Netflix Stocks Worry Wall Street Despite Ending on the Positive

Netflix stocks plunge 8% but ends on a positive in its quarterly reports. Wall Street analysts are torn on whether the streaming company can still achieve its forecast revenue for the year, even with the positive end to the quarter.

Netflix Stocks After Crackdown on Password Sharing

The drop was suspected to be stimulated by the crackdown on password sharing for the streaming giant. Previously, people can share passwords and log on to different devices simultaneously while sharing one password. However, Netflix announced some time ago that they will be prohibiting the sharing of passwords.

But to compensate for the loss of subscribers due to the restriction on password sharing, Netflix introduced a cheaper subscription plan that runs ads, which is a first for the company. People were initially attracted to Netflix precisely because unlike regular video sites and traditional television channels, it didn’t run ads. But the company hoped to get more subscribers with its cheaper fees with ads.

After the quarterly reports of Netflix stocks, Wall Street analysts said they expected higher revenue from the platform, and the reports weren’t up to the company’s projections.

Michael Nathanson, an analyst of MoffettNathanson said, “I think people expected a lot more revenue growth in the third quarter, plus there was the weakness in [average revenue per membership].” Steven Cahall from Wells Fargo also stated, “Buy-side expectations are high.”

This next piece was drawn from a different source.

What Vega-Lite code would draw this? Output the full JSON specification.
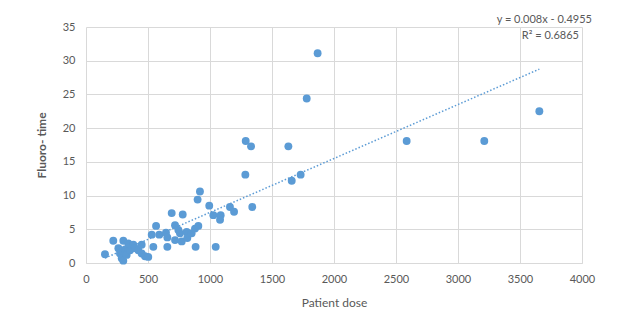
{
  "$schema": "https://vega.github.io/schema/vega-lite/v6.json",
  "width": 496,
  "height": 236,
  "autosize": "none",
  "padding": {"left": 86, "top": 27, "right": 39, "bottom": 60},
  "background": "white",
  "config": {
    "view": {"stroke": null},
    "font": "Lato",
    "axis": {
      "gridColor": "#d9d9d9",
      "gridWidth": 1,
      "labelColor": "#595959",
      "labelFontSize": 11,
      "titleColor": "#595959",
      "titleFontSize": 12,
      "titleFontWeight": "normal",
      "ticks": false,
      "labelOverlap": false
    }
  },
  "datasets": {
    "points": [
      {"dose": 153, "time": 1.3},
      {"dose": 220, "time": 3.3},
      {"dose": 261, "time": 2.2},
      {"dose": 274, "time": 1.4},
      {"dose": 288, "time": 0.7},
      {"dose": 301, "time": 0.35},
      {"dose": 301, "time": 3.3},
      {"dose": 315, "time": 2.0},
      {"dose": 328, "time": 1.2},
      {"dose": 341, "time": 2.9},
      {"dose": 355, "time": 1.9},
      {"dose": 382, "time": 2.7},
      {"dose": 395, "time": 2.2},
      {"dose": 422, "time": 1.9},
      {"dose": 449, "time": 2.7},
      {"dose": 449, "time": 1.4},
      {"dose": 476, "time": 1.0},
      {"dose": 502, "time": 0.9},
      {"dose": 530, "time": 4.2},
      {"dose": 543, "time": 2.4},
      {"dose": 565, "time": 5.5},
      {"dose": 591, "time": 4.2},
      {"dose": 645, "time": 4.5},
      {"dose": 656, "time": 3.8},
      {"dose": 656, "time": 2.4},
      {"dose": 691, "time": 7.4},
      {"dose": 718, "time": 5.6},
      {"dose": 718, "time": 3.4},
      {"dose": 745, "time": 4.9},
      {"dose": 758, "time": 4.4},
      {"dose": 772, "time": 3.2},
      {"dose": 780, "time": 7.2},
      {"dose": 812, "time": 4.6},
      {"dose": 817, "time": 3.7},
      {"dose": 852, "time": 4.4},
      {"dose": 879, "time": 5.1},
      {"dose": 884, "time": 2.4},
      {"dose": 906, "time": 5.5},
      {"dose": 919, "time": 10.6},
      {"dose": 900, "time": 9.4},
      {"dose": 994, "time": 8.5},
      {"dose": 1027, "time": 7.1},
      {"dose": 1046, "time": 2.4},
      {"dose": 1086, "time": 7.1},
      {"dose": 1081, "time": 6.4},
      {"dose": 1161, "time": 8.3},
      {"dose": 1194, "time": 7.6},
      {"dose": 1341, "time": 8.3},
      {"dose": 1285, "time": 13.1},
      {"dose": 1288, "time": 18.1},
      {"dose": 1331, "time": 17.3},
      {"dose": 1632, "time": 17.3},
      {"dose": 1659, "time": 12.2},
      {"dose": 1731, "time": 13.1},
      {"dose": 1780, "time": 24.4},
      {"dose": 1868, "time": 31.1},
      {"dose": 2586, "time": 18.1},
      {"dose": 3212, "time": 18.1},
      {"dose": 3656, "time": 22.5}
    ],
    "trend": [
      {"dose": 153, "time": 0.73},
      {"dose": 3656, "time": 28.75}
    ],
    "labels": [
      {"dose": 4080, "time": 36.1, "label": "y = 0.008x - 0.4955"},
      {"dose": 3975, "time": 33.6, "label": "R² = 0.6865"}
    ]
  },
  "encoding": {
    "x": {
      "field": "dose", "type": "quantitative",
      "scale": {"domain": [0, 4000], "nice": false},
      "axis": {"values": [0, 500, 1000, 1500, 2000, 2500, 3000, 3500, 4000], "format": "d", "title": "Patient dose", "labelPadding": 10, "titlePadding": 13, "domainColor": "#d9d9d9", "labelFlush": false}
    },
    "y": {
      "field": "time", "type": "quantitative",
      "scale": {"domain": [0, 35], "nice": false},
      "axis": {"values": [0, 5, 10, 15, 20, 25, 30, 35], "format": "d", "title": "Fluoro- time", "titleFontWeight": "bold", "labelPadding": 11, "titlePadding": 14, "domain": false}
    }
  },
  "layer": [
    {
      "data": {"name": "points"},
      "mark": {"type": "point", "filled": true, "opacity": 1, "color": "#5b9bd5", "size": 62}
    },
    {
      "data": {"name": "trend"},
      "mark": {"type": "line", "color": "#5b9bd5", "strokeWidth": 1.5, "strokeDash": [1.5, 2]}
    },
    {
      "data": {"name": "labels"},
      "mark": {"type": "text", "color": "#595959", "fontSize": 11, "align": "right", "clip": false},
      "encoding": {
        "text": {"field": "label"}
      }
    }
  ]
}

Reassurance from the Company’s Executives

Netflix Stocks

However, Spencer Neumann, the Chief Financial Officer of Netflix, explained that the company doesn’t expect immediate revenue from the ads they run in the cheaper subscriptions. That was a huge factor that the analysts were questioning. Neumann also said the streaming giant wasn’t actually expecting the revenue from the advertisers to come in this year. He said it should be a “gradual revenue build.”

“Most of our revenue growth this year is from growth in volume through new paid memberships, and that’s largely driven by our paid sharing rollout. It is our primary revenue acceleration in the year, and we expect that impact … to build over several quarters,” added Neumann.

Nevertheless, Wall Street people are still antsy about the growth of the streaming company. Possibly a huge factor for the uncertainty of Netflix stocks is the refusal of the company to share details on how much the ad tier contributed to the reported earnings.

Despite the mixed reactions from analysts and experts in the stock market, Netflix is still ahead of the competition. They did better this quarter than other media companies on the market. Because of the recent reports, the streaming giant was confident in projecting an $8.5 billion revenue for the third quarter. This is in line with their 7% increase goal annually.

The reported number of Netflix subscribers is 5.9 million as of writing. And it seems like the company has regained its footing after losing subscribers by the bulk last year when other streaming sites started to get popular.

Today, the people of Wall Street are still waiting on edge to see if the company will be able to achieve its projections next quarter.